Já escutei coisas duras como se eu não me constrangia em fazer comida cara em um país pobre
Curiosidade internacional
Este livro veio com o reconhecimento internacional, do mundo que olha para Brasil e para o meu trabalho com curiosidade. Nele, tento mostrar o que eu quero e dar respostas às perguntas recorrentes que ouço fora daqui. Nas viagens para outros países, é comum os jornalistas perguntarem sobre o desmatamento. Também escutei coisas duras como se eu não me constrangia em fazer comida cara em um país pobre. É como se as mazelas sociais só existissem no Brasil e não existissem na França, nos Estados Unidos ou em qualquer outro país. A gente sofre muito com os estereótipos. E entendi que falando de Brasil, de Amazônia, precisava dar uma mensagem um pouco mais potente, que é a minha opinião – nem sei se é a certa – mas que é a minha opinião.
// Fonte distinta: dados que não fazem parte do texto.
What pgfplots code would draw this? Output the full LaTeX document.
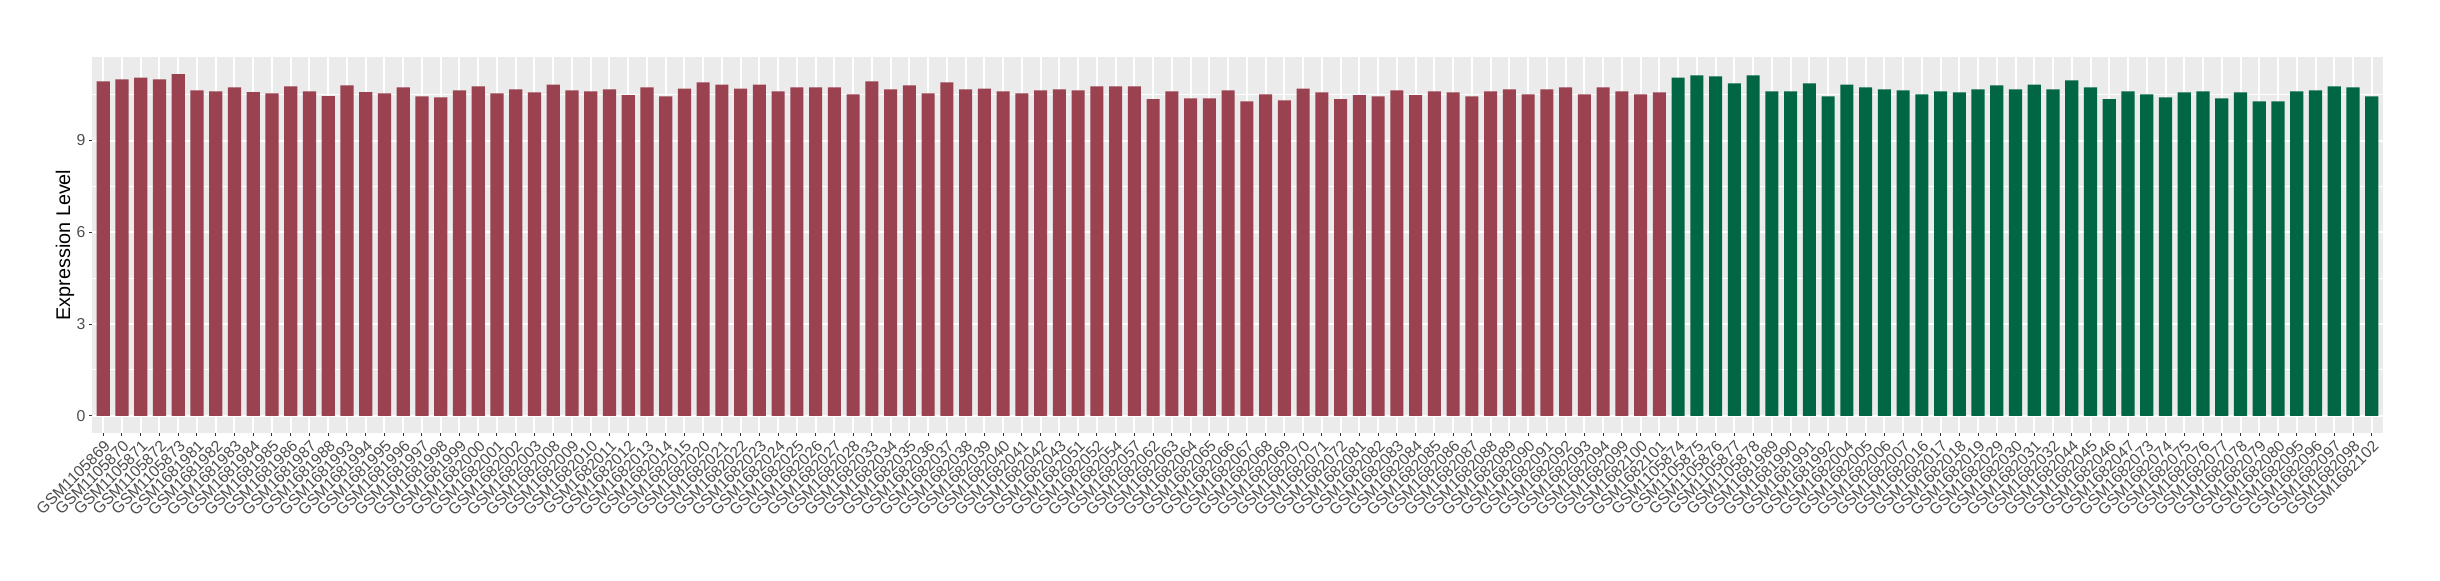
\documentclass[border=0pt]{standalone}
\usepackage{fontspec}
\setmainfont{Liberation Sans}
\usepackage{pgfplots}
\pgfplotsset{compat=1.18}
\definecolor{barred}{RGB}{155,66,81}
\definecolor{bargreen}{RGB}{0,102,68}
\definecolor{panelbg}{RGB}{235,235,235}
\definecolor{grey30}{RGB}{77,77,77}
\definecolor{grey20}{RGB}{51,51,51}
\begin{document}
\begin{tikzpicture}
\begin{axis}[
  at={(0,0)}, anchor=south west,
  scale only axis,
  width=1145.5pt, height=188pt,
  xmin=0.4, xmax=122.6,
  ymin=-0.56, ymax=11.73,
  separate axis lines,
  axis line style={draw=none},
  axis background/.style={fill=panelbg},
  xtick pos=bottom, ytick pos=left,
  xtick={1,...,122},
  xticklabels={GSM1105869,GSM1105870,GSM1105871,GSM1105872,GSM1105873,GSM1681981,GSM1681982,GSM1681983,GSM1681984,GSM1681985,GSM1681986,GSM1681987,GSM1681988,GSM1681993,GSM1681994,GSM1681995,GSM1681996,GSM1681997,GSM1681998,GSM1681999,GSM1682000,GSM1682001,GSM1682002,GSM1682003,GSM1682008,GSM1682009,GSM1682010,GSM1682011,GSM1682012,GSM1682013,GSM1682014,GSM1682015,GSM1682020,GSM1682021,GSM1682022,GSM1682023,GSM1682024,GSM1682025,GSM1682026,GSM1682027,GSM1682028,GSM1682033,GSM1682034,GSM1682035,GSM1682036,GSM1682037,GSM1682038,GSM1682039,GSM1682040,GSM1682041,GSM1682042,GSM1682043,GSM1682051,GSM1682052,GSM1682054,GSM1682057,GSM1682062,GSM1682063,GSM1682064,GSM1682065,GSM1682066,GSM1682067,GSM1682068,GSM1682069,GSM1682070,GSM1682071,GSM1682072,GSM1682081,GSM1682082,GSM1682083,GSM1682084,GSM1682085,GSM1682086,GSM1682087,GSM1682088,GSM1682089,GSM1682090,GSM1682091,GSM1682092,GSM1682093,GSM1682094,GSM1682099,GSM1682100,GSM1682101,GSM1105874,GSM1105875,GSM1105876,GSM1105877,GSM1105878,GSM1681989,GSM1681990,GSM1681991,GSM1681992,GSM1682004,GSM1682005,GSM1682006,GSM1682007,GSM1682016,GSM1682017,GSM1682018,GSM1682019,GSM1682029,GSM1682030,GSM1682031,GSM1682032,GSM1682044,GSM1682045,GSM1682046,GSM1682047,GSM1682073,GSM1682074,GSM1682075,GSM1682076,GSM1682077,GSM1682078,GSM1682079,GSM1682080,GSM1682095,GSM1682096,GSM1682097,GSM1682098,GSM1682102},
  ytick={0,3,6,9},
  minor ytick={1.5,4.5,7.5,10.5},
  xmajorgrids, ymajorgrids, yminorgrids,
  major grid style={white, line width=1pt},
  minor grid style={white, line width=0.5pt},
  tick align=outside,
  major tick length=1.6pt,
  minor tick length=0pt,
  tick style={grey20, line width=0.5pt},
  /pgf/number format/assume math mode=true,
  y tick label style={font=\fontsize{7.9}{9}\selectfont, text=grey30, inner sep=1.5pt},
  x tick label style={font=\fontsize{7.9}{9}\selectfont, text=grey30, rotate=45, anchor=north east, inner sep=1pt},
  ylabel={Expression Level},
  y label style={at={(axis description cs:-0.01178,0.5)}, anchor=center, font=\fontsize{9.9}{11}\selectfont},
  ybar, bar width=0.7, bar shift=0pt,
]
\addplot[ybar, bar width=0.7, bar shift=0pt, fill=barred, draw=none] coordinates {
(1,10.93) (2,11.00) (3,11.06) (4,11.00) (5,11.17) (6,10.64) (7,10.61) (8,10.74) (9,10.58) (10,10.54)
(11,10.77) (12,10.61) (13,10.45) (14,10.80) (15,10.58) (16,10.54) (17,10.74) (18,10.44) (19,10.41) (20,10.64)
(21,10.77) (22,10.54) (23,10.67) (24,10.57) (25,10.83) (26,10.64) (27,10.61) (28,10.67) (29,10.48) (30,10.74)
(31,10.44) (32,10.70) (33,10.90) (34,10.83) (35,10.70) (36,10.83) (37,10.61) (38,10.74) (39,10.74) (40,10.74)
(41,10.51) (42,10.93) (43,10.67) (44,10.80) (45,10.54) (46,10.90) (47,10.67) (48,10.70) (49,10.61) (50,10.54)
(51,10.64) (52,10.67) (53,10.64) (54,10.77) (55,10.77) (56,10.77) (57,10.35) (58,10.61) (59,10.38) (60,10.38)
(61,10.64) (62,10.28) (63,10.51) (64,10.31) (65,10.70) (66,10.57) (67,10.35) (68,10.48) (69,10.44) (70,10.64)
(71,10.48) (72,10.61) (73,10.57) (74,10.44) (75,10.61) (76,10.67) (77,10.51) (78,10.67) (79,10.74) (80,10.51)
(81,10.74) (82,10.61) (83,10.51) (84,10.57)
};
\addplot[ybar, bar width=0.7, bar shift=0pt, fill=bargreen, draw=none] coordinates {
(85,11.06) (86,11.13) (87,11.10) (88,10.87) (89,11.13) (90,10.61) (91,10.61) (92,10.87) (93,10.44) (94,10.83)
(95,10.74) (96,10.67) (97,10.64) (98,10.51) (99,10.61) (100,10.57) (101,10.67) (102,10.80) (103,10.67) (104,10.83)
(105,10.67) (106,10.97) (107,10.74) (108,10.35) (109,10.61) (110,10.51) (111,10.41) (112,10.57) (113,10.61) (114,10.38)
(115,10.57) (116,10.28) (117,10.28) (118,10.61) (119,10.64) (120,10.77) (121,10.74) (122,10.44)
};
\end{axis}
\pgfresetboundingbox
\path (-46pt,-73.5pt) rectangle (1174pt,216.5pt);
\end{tikzpicture}
\end{document}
Essa reflexão sobre a morte vai pegar todo mundo. As pessoas não esperam ver esse assunto em um livro de receitas. Não é uma mensagem comum a um chef.  É o tema da minha aula no MAD Food Camp [ministrada em Copenhague no dia 27 de agosto para cerca de 600 pessoas]. Atrás de qualquer prato de comida, e não estou falando de um preparado por um chef, mas atrás de qualquer prato de comida existe uma agressão ao meio ambiente. Em curtas palavras: quem desmata não mata, esteriliza um ecossistema. A produção em larga escala de alimento é a maior agressão que a natureza sofre hoje. O Brasil vem perdendo espaço de cerrado e [de floresta] na Amazônia para produção em escala de alimento. Isso traz consequências que não é só a morte física de um animal, mas a contaminação de todo um ecossistema e, principalmente, a perda da biodiversidade. É importante lembrar que não é só desmatando que se matam animais, nem mesmo caçando ou pescando. Jogando agrotóxico também. O Brasil é campeão mundial na utilização de químicos na agricultura. Contaminar o lençol freático esteriliza também. A gente vai ver campos verdes e desérticos ao mesmo tempo. A mensagem principal desse capítulo pode ser resumida na frase de um livro do (Manuel Vázquez) Montalbán – Contra los Gourmets,que a Helena Rizzo [chef do Maní] me mostrou –  “A gastronomia é ‘hipocritização’ da morte”.